START
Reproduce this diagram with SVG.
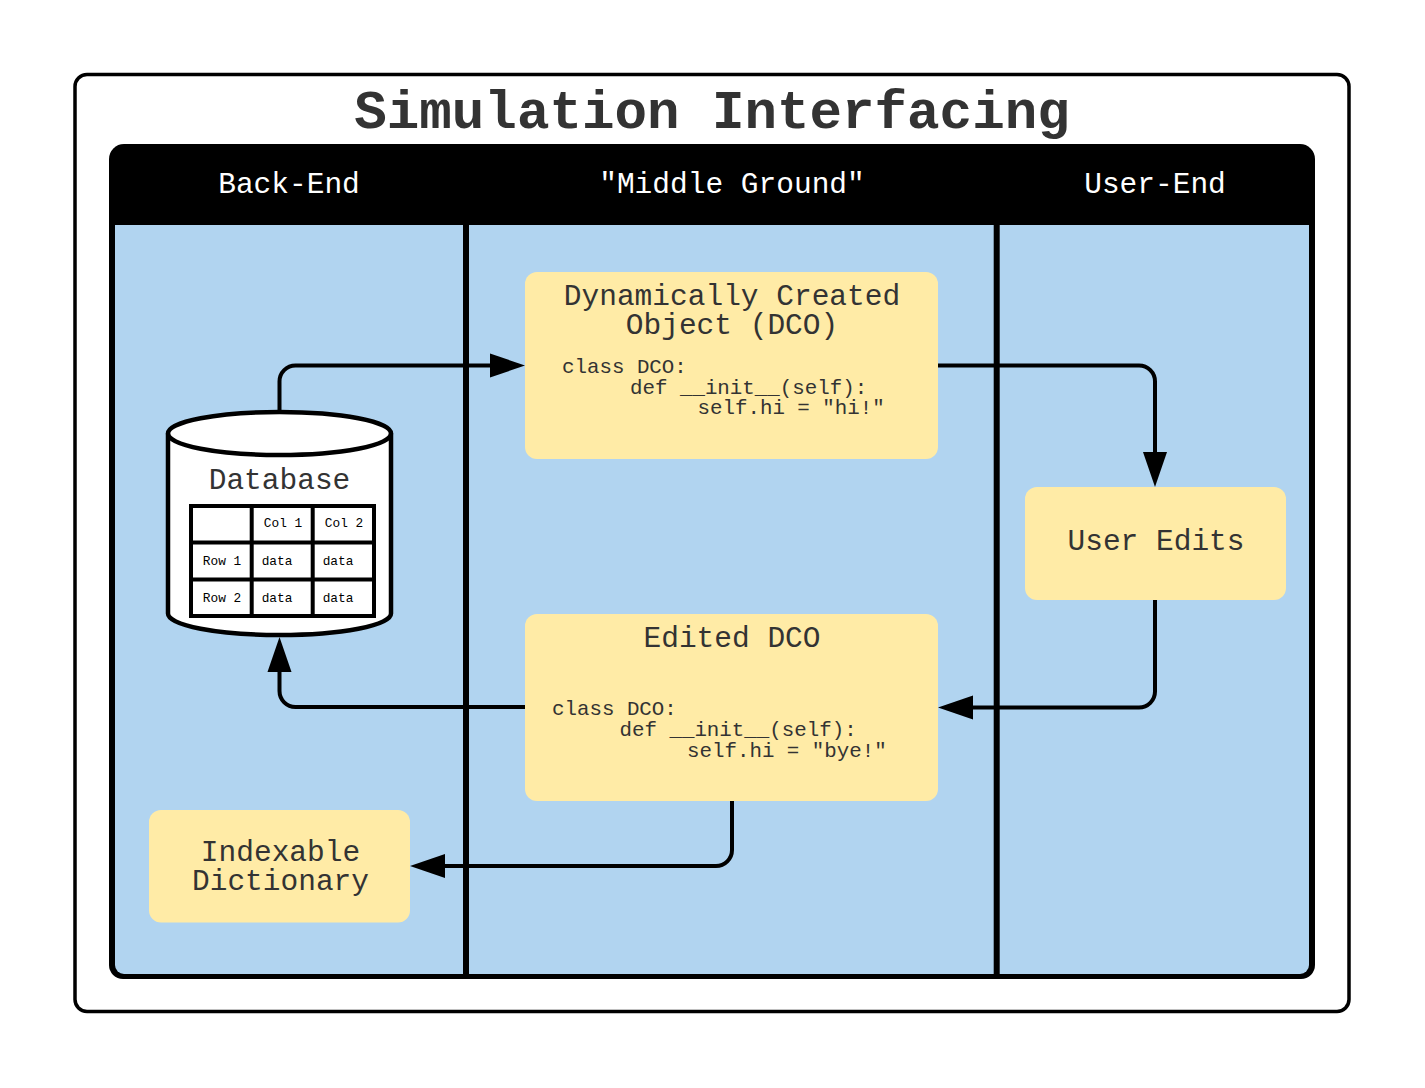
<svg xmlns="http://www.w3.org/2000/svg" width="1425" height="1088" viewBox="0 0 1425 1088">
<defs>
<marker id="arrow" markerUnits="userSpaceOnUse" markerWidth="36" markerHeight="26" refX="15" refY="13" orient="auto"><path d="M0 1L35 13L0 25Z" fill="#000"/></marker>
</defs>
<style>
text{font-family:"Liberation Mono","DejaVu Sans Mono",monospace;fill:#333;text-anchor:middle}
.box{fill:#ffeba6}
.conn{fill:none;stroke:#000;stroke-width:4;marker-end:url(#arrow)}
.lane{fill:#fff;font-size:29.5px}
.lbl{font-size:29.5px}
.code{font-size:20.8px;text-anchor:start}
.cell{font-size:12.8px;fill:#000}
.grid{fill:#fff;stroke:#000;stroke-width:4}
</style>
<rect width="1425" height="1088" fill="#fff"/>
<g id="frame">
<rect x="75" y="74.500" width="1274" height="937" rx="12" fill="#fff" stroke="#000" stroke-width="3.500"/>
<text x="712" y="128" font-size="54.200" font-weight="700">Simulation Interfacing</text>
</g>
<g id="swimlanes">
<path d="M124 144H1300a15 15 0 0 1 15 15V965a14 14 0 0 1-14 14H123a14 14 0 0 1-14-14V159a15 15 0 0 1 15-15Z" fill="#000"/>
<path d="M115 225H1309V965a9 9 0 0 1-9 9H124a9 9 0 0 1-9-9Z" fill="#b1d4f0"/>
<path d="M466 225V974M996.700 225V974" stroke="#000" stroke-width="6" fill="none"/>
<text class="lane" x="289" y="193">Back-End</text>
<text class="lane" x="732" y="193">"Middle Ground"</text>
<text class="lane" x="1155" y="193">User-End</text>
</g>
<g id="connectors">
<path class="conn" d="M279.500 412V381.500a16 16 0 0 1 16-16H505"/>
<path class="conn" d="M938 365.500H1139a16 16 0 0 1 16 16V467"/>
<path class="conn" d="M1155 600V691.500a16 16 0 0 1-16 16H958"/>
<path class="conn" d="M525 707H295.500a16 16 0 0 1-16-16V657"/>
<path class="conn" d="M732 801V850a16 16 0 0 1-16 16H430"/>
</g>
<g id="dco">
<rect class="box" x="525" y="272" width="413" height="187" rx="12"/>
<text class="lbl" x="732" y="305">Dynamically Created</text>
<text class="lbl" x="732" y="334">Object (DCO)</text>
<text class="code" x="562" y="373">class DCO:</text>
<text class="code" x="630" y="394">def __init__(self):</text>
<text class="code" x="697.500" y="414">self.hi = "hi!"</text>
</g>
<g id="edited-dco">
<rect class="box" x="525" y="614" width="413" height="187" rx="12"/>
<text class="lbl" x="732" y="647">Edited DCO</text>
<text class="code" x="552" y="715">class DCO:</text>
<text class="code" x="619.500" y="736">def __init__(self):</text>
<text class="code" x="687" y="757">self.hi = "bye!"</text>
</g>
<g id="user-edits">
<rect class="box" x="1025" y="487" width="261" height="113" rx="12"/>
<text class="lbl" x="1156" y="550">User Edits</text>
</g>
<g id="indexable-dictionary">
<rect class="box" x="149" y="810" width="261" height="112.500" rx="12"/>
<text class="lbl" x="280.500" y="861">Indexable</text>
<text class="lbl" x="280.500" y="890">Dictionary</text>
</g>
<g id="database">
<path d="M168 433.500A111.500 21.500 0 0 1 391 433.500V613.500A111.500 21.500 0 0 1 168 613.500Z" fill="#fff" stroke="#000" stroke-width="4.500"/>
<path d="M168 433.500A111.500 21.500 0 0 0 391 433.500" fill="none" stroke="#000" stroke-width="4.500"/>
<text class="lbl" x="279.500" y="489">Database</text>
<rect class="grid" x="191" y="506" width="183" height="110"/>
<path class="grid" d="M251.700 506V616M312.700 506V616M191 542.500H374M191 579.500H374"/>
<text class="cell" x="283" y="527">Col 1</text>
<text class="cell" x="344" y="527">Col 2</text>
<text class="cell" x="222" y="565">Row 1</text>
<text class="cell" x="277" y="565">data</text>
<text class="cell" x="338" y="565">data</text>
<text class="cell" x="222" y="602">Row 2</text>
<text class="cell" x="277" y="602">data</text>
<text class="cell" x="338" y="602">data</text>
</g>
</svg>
END
▸ AIM:
The material above holds pictures; copy everything else in it exactly.

▸ PROBLEM SOLUTION:
Reproduce this diagram with SVG.
<svg xmlns="http://www.w3.org/2000/svg" width="1425" height="1088" viewBox="0 0 1425 1088">
<defs>
<marker id="arrow" markerUnits="userSpaceOnUse" markerWidth="36" markerHeight="26" refX="15" refY="13" orient="auto"><path d="M0 1L35 13L0 25Z" fill="#000"/></marker>
</defs>
<style>
text{font-family:"Liberation Mono","DejaVu Sans Mono",monospace;fill:#333;text-anchor:middle}
.box{fill:#ffeba6}
.conn{fill:none;stroke:#000;stroke-width:4;marker-end:url(#arrow)}
.lane{fill:#fff;font-size:29.5px}
.lbl{font-size:29.5px}
.code{font-size:20.8px;text-anchor:start}
.cell{font-size:12.8px;fill:#000}
.grid{fill:#fff;stroke:#000;stroke-width:4}
</style>
<rect width="1425" height="1088" fill="#fff"/>
<g id="frame">
<rect x="75" y="74.500" width="1274" height="937" rx="12" fill="#fff" stroke="#000" stroke-width="3.500"/>
<text x="712" y="128" font-size="54.200" font-weight="700">Simulation Interfacing</text>
</g>
<g id="swimlanes">
<path d="M124 144H1300a15 15 0 0 1 15 15V965a14 14 0 0 1-14 14H123a14 14 0 0 1-14-14V159a15 15 0 0 1 15-15Z" fill="#000"/>
<path d="M115 225H1309V965a9 9 0 0 1-9 9H124a9 9 0 0 1-9-9Z" fill="#b1d4f0"/>
<path d="M466 225V974M996.700 225V974" stroke="#000" stroke-width="6" fill="none"/>
<text class="lane" x="289" y="193">Back-End</text>
<text class="lane" x="732" y="193">"Middle Ground"</text>
<text class="lane" x="1155" y="193">User-End</text>
</g>
<g id="connectors">
<path class="conn" d="M279.500 412V381.500a16 16 0 0 1 16-16H505"/>
<path class="conn" d="M938 365.500H1139a16 16 0 0 1 16 16V467"/>
<path class="conn" d="M1155 600V691.500a16 16 0 0 1-16 16H958"/>
<path class="conn" d="M525 707H295.500a16 16 0 0 1-16-16V657"/>
<path class="conn" d="M732 801V850a16 16 0 0 1-16 16H430"/>
</g>
<g id="dco">
<rect class="box" x="525" y="272" width="413" height="187" rx="12"/>
<text class="lbl" x="732" y="305">Dynamically Created</text>
<text class="lbl" x="732" y="334">Object (DCO)</text>
<text class="code" x="562" y="373">class DCO:</text>
<text class="code" x="630" y="394">def __init__(self):</text>
<text class="code" x="697.500" y="414">self.hi = "hi!"</text>
</g>
<g id="edited-dco">
<rect class="box" x="525" y="614" width="413" height="187" rx="12"/>
<text class="lbl" x="732" y="647">Edited DCO</text>
<text class="code" x="552" y="715">class DCO:</text>
<text class="code" x="619.500" y="736">def __init__(self):</text>
<text class="code" x="687" y="757">self.hi = "bye!"</text>
</g>
<g id="user-edits">
<rect class="box" x="1025" y="487" width="261" height="113" rx="12"/>
<text class="lbl" x="1156" y="550">User Edits</text>
</g>
<g id="indexable-dictionary">
<rect class="box" x="149" y="810" width="261" height="112.500" rx="12"/>
<text class="lbl" x="280.500" y="861">Indexable</text>
<text class="lbl" x="280.500" y="890">Dictionary</text>
</g>
<g id="database">
<path d="M168 433.500A111.500 21.500 0 0 1 391 433.500V613.500A111.500 21.500 0 0 1 168 613.500Z" fill="#fff" stroke="#000" stroke-width="4.500"/>
<path d="M168 433.500A111.500 21.500 0 0 0 391 433.500" fill="none" stroke="#000" stroke-width="4.500"/>
<text class="lbl" x="279.500" y="489">Database</text>
<rect class="grid" x="191" y="506" width="183" height="110"/>
<path class="grid" d="M251.700 506V616M312.700 506V616M191 542.500H374M191 579.500H374"/>
<text class="cell" x="283" y="527">Col 1</text>
<text class="cell" x="344" y="527">Col 2</text>
<text class="cell" x="222" y="565">Row 1</text>
<text class="cell" x="277" y="565">data</text>
<text class="cell" x="338" y="565">data</text>
<text class="cell" x="222" y="602">Row 2</text>
<text class="cell" x="277" y="602">data</text>
<text class="cell" x="338" y="602">data</text>
</g>
</svg>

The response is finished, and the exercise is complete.